Organization/Publisher: Foreign Affairs

Date/Place: March 10, 2022/USA

Type of Literature: Article

Word Count: 2429

Link:  https://www.foreignaffairs.com/articles/ukraine/2022-03-10/putin-gambler

Keywords: Ukraine, Russian, and Putin

Brief:

The writer talks about the scenarios that many Russian analysts have predicted about the Russian escalation in Ukraine, and how most analysts and politicians have misread Putin’s intentions because the Russian president viewed the risks to Russia and himself as a result of a large-scale invasion as greater than victories potential. Everyone assumed Putin would opt for cyberattacks, proxy warfare, and other covert and deniable means. The writer argues that Putin has become more willing to take risks because he believes that doing so pays off. He hasn’t lost touch with reality or become “dysfunctional,” as some analysts have suggested. Instead, from his past foreign interventions — particularly in Crimea and Syria — he has learned that boldness, surprise, and playing on his opponents’ fears of a wider war are the keys to getting what he wants. This is why it is dangerous to assume that Putin’s future actions will mirror his past. Looking back, most observers have come to explain Putin’s motives for the Syrian intervention in terms of the benefits it brought Russia.
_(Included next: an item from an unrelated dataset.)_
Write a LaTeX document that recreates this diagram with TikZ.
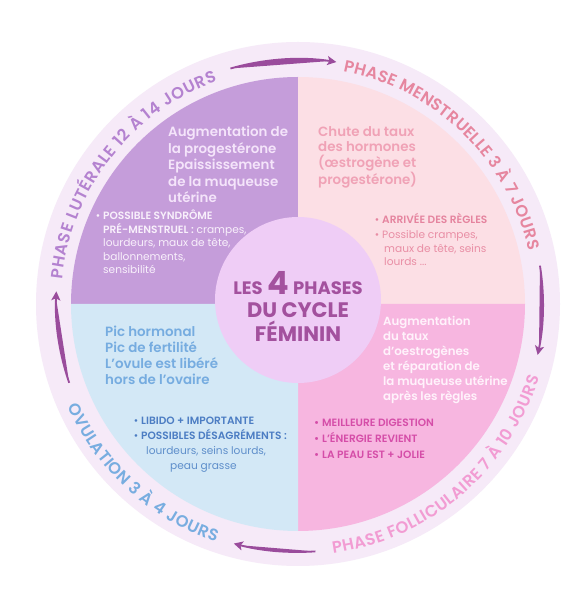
\documentclass[tikz,border=0pt]{standalone}
\usepackage{fontspec}
\setmainfont{Poppins}
\newfontfamily\semib{Poppins SemiBold}
\usetikzlibrary{calc,arrows.meta,decorations.text}

\definecolor{ringbg}{HTML}{F6EAF8}
\definecolor{lutfill}{HTML}{C59DDA}
\definecolor{mensfill}{HTML}{FCDFE5}
\definecolor{ovufill}{HTML}{D3E8F6}
\definecolor{folfill}{HTML}{F7B6E0}
\definecolor{midfill}{HTML}{EFCDF6}
\definecolor{arrowcol}{HTML}{9A4C9C}
\definecolor{titlecol}{HTML}{A3519E}
\definecolor{luttext}{HTML}{F4E4FA}
\definecolor{lutlist}{HTML}{F8F0FB}
\definecolor{lutring}{HTML}{B482D0}
\definecolor{menstext}{HTML}{F0A2B6}
\definecolor{mensbold}{HTML}{E5849F}
\definecolor{menslist}{HTML}{E98EA5}
\definecolor{mensring}{HTML}{E6869F}
\definecolor{ovutext}{HTML}{76ACE0}
\definecolor{ovubold}{HTML}{4C7DC3}
\definecolor{ovulist}{HTML}{5F8FCB}
\definecolor{ovuring}{HTML}{78ADE0}
\definecolor{foltext}{HTML}{FFF2FB}
\definecolor{folbold}{HTML}{D54DA8}
\definecolor{folring}{HTML}{F29CD3}

\newcommand*{\bul}{\llap{\textbullet\hspace{3pt}}}
\newcommand*{\headfont}{\semib\fontsize{13.4}{16.5}\selectfont}
\newcommand*{\listfont}{\fontsize{10.6}{13.5}\selectfont}
\newcommand*{\ringfont}{\semib\fontsize{16.4}{16.4}\selectfont}

\begin{document}
\begin{tikzpicture}[x=1pt,y=1pt,>={Stealth[length=9pt,width=9pt,inset=2pt]},
  head/.style={anchor=north west,align=left,inner sep=0pt,font=\headfont},
  bullets/.style={anchor=north west,align=left,inner sep=0pt,font=\listfont},
  cyclearrow/.style={->,draw=arrowcol,fill=arrowcol,line width=1.8pt},
  ringtext/.style={decorate,decoration={text along path,text align={fit to path},text={#1}}}]
\useasboundingbox (0,0) rectangle (580,592);
\fill[white] (0,0) rectangle (580,592);

\coordinate (C) at (298,288);
\fill[ringbg] (C) circle (262);
\fill[lutfill] (C) -- +(180:227) arc (180:90:227) -- cycle;
\fill[mensfill] (C) -- +(90:227) arc (90:0:227) -- cycle;
\fill[folfill] (C) -- +(0:227) arc (0:-90:227) -- cycle;
\fill[ovufill] (C) -- +(-90:227) arc (-90:-180:227) -- cycle;

\node[circle,fill=midfill,minimum size=166pt,inner sep=0pt] (disk) at (298,292) {};
\node[align=center,inner sep=0pt,text=titlecol,font=\bfseries\fontsize{21}{23.5}\selectfont] (title) at (298,286)
  {{\fontsize{18}{23.5}\selectfont LES} {\fontsize{32}{23.5}\selectfont 4} {\fontsize{18}{23.5}\selectfont PHASES}\\DU CYCLE\\FÉMININ};

\node[head,text=luttext] (lutHead) at (168,466)
  {Augmentation de\\la progestérone\\Epaississement\\de la muqueuse\\utérine};
\node[bullets,text=lutlist] (lutList) at (103,382)
  {\bul{\semib POSSIBLE SYNDRÔME}\\{\semib PRÉ-MENSTRUEL :} crampes,\\lourdeurs, maux de tête,\\ballonnements,\\sensibilité};

\node[head,text=menstext,font=\semib\fontsize{13.4}{15.8}\selectfont] (mensHead) at (318,466)
  {Chute du taux\\des hormones\\(œstrogène et\\progestérone)};
\node[bullets,text=menslist] (mensList) at (382,379)
  {{\color{mensbold}\bul{\semib ARRIVÉE DES RÈGLES}}\\[2pt]\bul Possible crampes,\\\hspace*{2pt}maux de tête, seins\\\hspace*{2pt}lourds ...};

\node[head,text=ovutext,font=\semib\fontsize{13.4}{16}\selectfont] (ovuHead) at (105,266)
  {Pic hormonal\\Pic de fertilité\\L’ovule est libéré\\hors de l’ovaire};
\node[bullets,text=ovulist,font=\fontsize{10.6}{15}\selectfont] (ovuList) at (141,175)
  {{\color{ovubold}\bul{\semib LIBIDO + IMPORTANTE}}\\{\color{ovubold}\bul{\semib POSSIBLES DÉSAGRÉMENTS :}}\\\hspace*{5pt}lourdeurs, seins lourds,\\\hspace*{29pt}peau grasse};

\node[head,text=foltext,font=\semib\fontsize{11.8}{15}\selectfont] (folHead) at (383,276)
  {Augmentation\\du taux\\d’oestrogènes\\et réparation de\\la muqueuse utérine\\après les règles};
\node[bullets,text=folbold,font=\semib\fontsize{10.6}{16}\selectfont] (folList) at (322,173)
  {\bul MEILLEURE DIGESTION\\\bul L’ÉNERGIE REVIENT\\\bul LA PEAU EST + JOLIE};

\coordinate (lutS) at ($(C)+(174:237)$);
\path[ringtext={|\ringfont\color{lutring}|PHASE LUTÉRALE 12 À 14 JOURS}] (lutS) arc (174:110:237);
\coordinate (mensS) at ($(C)+(79:237)$);
\path[ringtext={|\ringfont\color{mensring}|PHASE MENSTRUELLE 3 À 7 JOURS}] (mensS) arc (79:13:237);
\coordinate (folS) at ($(C)+(-82:252)$);
\path[ringtext={|\ringfont\color{folring}|PHASE FOLLICULAIRE 7 À 10 JOURS}] (folS) arc (-82:-17:252);
\coordinate (ovuS) at ($(C)+(204:252)$);
\path[ringtext={|\ringfont\color{ovuring}|OVULATION 3 À 4 JOURS}] (ovuS) arc (204:251:252);

\coordinate (arrN) at ($(C)+(106:245)$);
\draw[cyclearrow] (arrN) arc (106:81:245);
\coordinate (arrE) at ($(C)+(9:245)$);
\draw[cyclearrow] (arrE) arc (9:-12:245);
\coordinate (arrS) at ($(C)+(-86:248)$);
\draw[cyclearrow] (arrS) arc (-86:-105:248);
\coordinate (arrW) at ($(C)+(199:242)$);
\draw[cyclearrow] (arrW) arc (199:177:242);

\end{tikzpicture}
\end{document}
Some of the benefits of Russia’s intervention in Syria seem so self-evident in hindsight that it seems so bewildering that almost no one foresaw them. But the blind spot for many observers has been Putin’s outdated assumptions about the risk-reward calculus. Observers should be careful not to impose their understanding of rational behavior on Putin or assume that he is balancing risks and rewards as they do. Instead, they should seek to understand the evolution of his risk tolerance and make sense of what works best to achieve his goals.